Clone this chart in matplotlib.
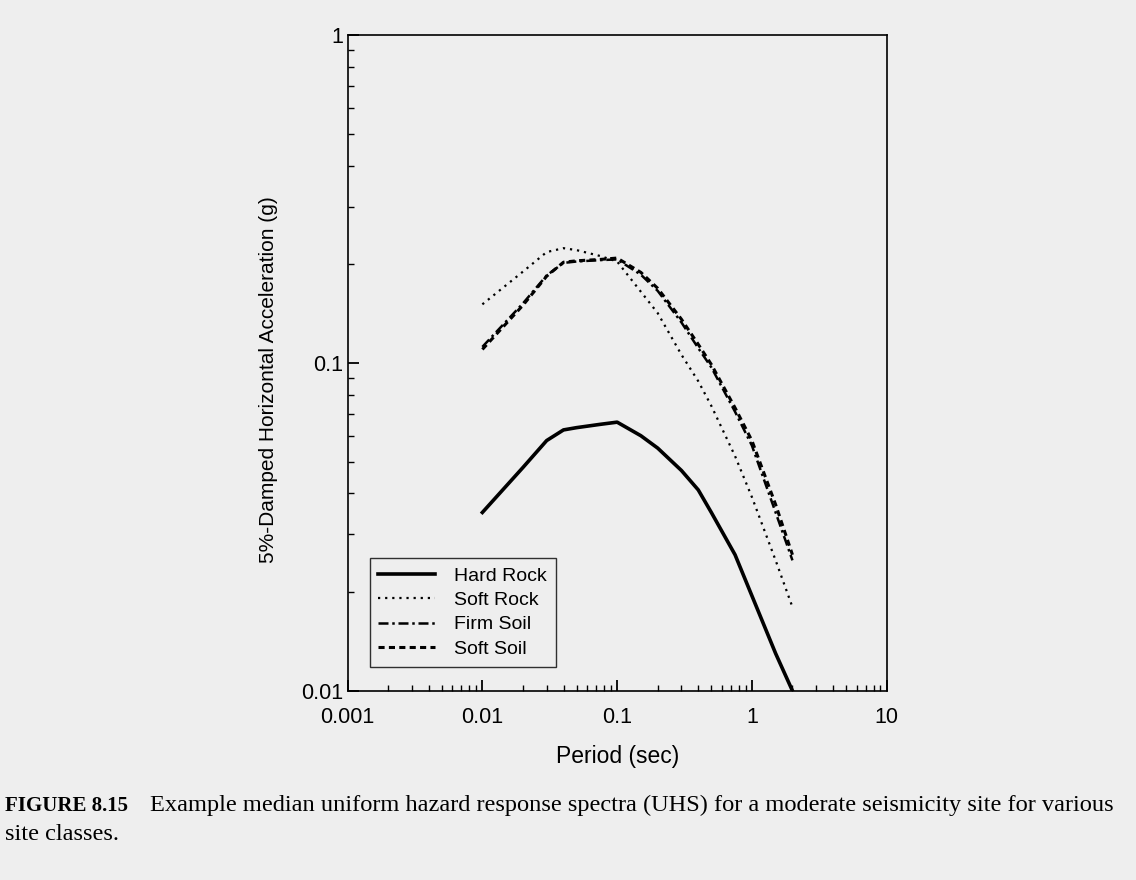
import matplotlib
matplotlib.use("Agg")
import matplotlib.pyplot as plt
from matplotlib.ticker import FixedLocator, FixedFormatter, LogLocator, NullFormatter

# periods (sec) and spectral accelerations (g)
period = [0.01, 0.02, 0.03, 0.04, 0.05, 0.075, 0.1, 0.15, 0.2, 0.3, 0.4, 0.5, 0.75, 1.0, 1.5, 2.0]
hard_rock = [0.035, 0.048, 0.058, 0.0625, 0.0635, 0.065, 0.066, 0.060, 0.055, 0.047, 0.041, 0.035, 0.026, 0.0195, 0.013, 0.010]
soft_rock = [0.151, 0.19, 0.218, 0.224, 0.221, 0.212, 0.204, 0.165, 0.142, 0.106, 0.088, 0.074, 0.052, 0.039, 0.025, 0.018]
firm_soil = [0.112, 0.152, 0.185, 0.202, 0.204, 0.206, 0.207, 0.186, 0.166, 0.133, 0.111, 0.097, 0.071, 0.056, 0.035, 0.025]
soft_soil = [0.110, 0.150, 0.184, 0.203, 0.205, 0.207, 0.209, 0.189, 0.169, 0.136, 0.114, 0.099, 0.073, 0.058, 0.037, 0.026]
series_names = ['Hard Rock', 'Soft Rock', 'Firm Soil', 'Soft Soil']

x_ticks = [0.001, 0.01, 0.1, 1, 10]
x_ticklabels = ['0.001', '0.01', '0.1', '1', '10']
y_ticks = [0.01, 0.1, 1]
y_ticklabels = ['0.01', '0.1', '1']

caption1 = 'Example median uniform hazard response spectra (UHS) for a moderate seismicity site for various'
caption2 = 'site classes.'

bg = '#eeeeee'
plt.rcParams['font.family'] = ['Liberation Sans', 'DejaVu Sans']

fig = plt.figure(figsize=(11.36, 8.8), dpi=100, facecolor=bg)
ax = fig.add_axes([0.306, 0.215, 0.4745, 0.745], facecolor=bg)

ax.plot(period, hard_rock, color='black', lw=2.6, ls='-', label=series_names[0])
ax.plot(period, soft_rock, color='black', lw=1.6, ls=(0, (1, 2.2)), label=series_names[1])
ax.plot(period, firm_soil, color='black', lw=1.8, ls=(0, (4, 1.5, 1, 1.5)), label=series_names[2])
ax.plot(period, soft_soil, color='black', lw=2.2, ls=(0, (2, 1.4)), label=series_names[3])

ax.set_xscale('log')
ax.set_yscale('log')
ax.set_xlim(0.001, 10)
ax.set_ylim(0.01, 1)

ax.xaxis.set_major_locator(FixedLocator(x_ticks))
ax.xaxis.set_major_formatter(FixedFormatter(x_ticklabels))
ax.yaxis.set_major_locator(FixedLocator(y_ticks))
ax.yaxis.set_major_formatter(FixedFormatter(y_ticklabels))
ax.xaxis.set_minor_locator(LogLocator(base=10, subs=range(2, 10), numticks=20))
ax.yaxis.set_minor_locator(LogLocator(base=10, subs=range(2, 10), numticks=20))
ax.xaxis.set_minor_formatter(NullFormatter())
ax.yaxis.set_minor_formatter(NullFormatter())

ax.tick_params(which='both', direction='in', top=False, right=False, labelsize=15.5)
ax.tick_params(which='major', length=8, width=1.3)
ax.tick_params(which='minor', length=4, width=1)
ax.tick_params(axis='x', which='major', pad=12)
ax.tick_params(axis='y', which='major', pad=3)
for s in ax.spines.values():
    s.set_linewidth(1.2)

ax.set_xlabel('Period (sec)', fontsize=16.5, labelpad=12)
ax.set_ylabel('5%-Damped Horizontal Acceleration (g)', fontsize=15)
ax.yaxis.set_label_coords(-0.13, 0.475)

leg = ax.legend(loc='lower left', bbox_to_anchor=(0.041, 0.037), fontsize=14,
                frameon=True, fancybox=False, edgecolor='black', facecolor=bg,
                handlelength=2.9, borderpad=0.45, labelspacing=0.35, handletextpad=1.0,
                borderaxespad=0)
leg.get_frame().set_linewidth(1.0)

fig.text(0.004, 0.078, 'FIGURE 8.15', fontsize=15, family='Liberation Serif', weight='bold', va='baseline')
fig.text(0.132, 0.078, caption1, fontsize=17.6, family='Liberation Serif', va='baseline')
fig.text(0.004, 0.046, caption2, fontsize=17.6, family='Liberation Serif', va='baseline')

fig.savefig('out.png', dpi=100, facecolor=bg)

###

### PROBLEM REQUIREMENTS
Restate exactly, please, only the lines between the start of the data and the line containing "from matplotlib.ticker import", both ends included, skipping the pictures.

### OUTPUT BELOW
Clone this chart in matplotlib.
import matplotlib
matplotlib.use("Agg")
import matplotlib.pyplot as plt
from matplotlib.ticker import FixedLocator, FixedFormatter, LogLocator, NullFormatter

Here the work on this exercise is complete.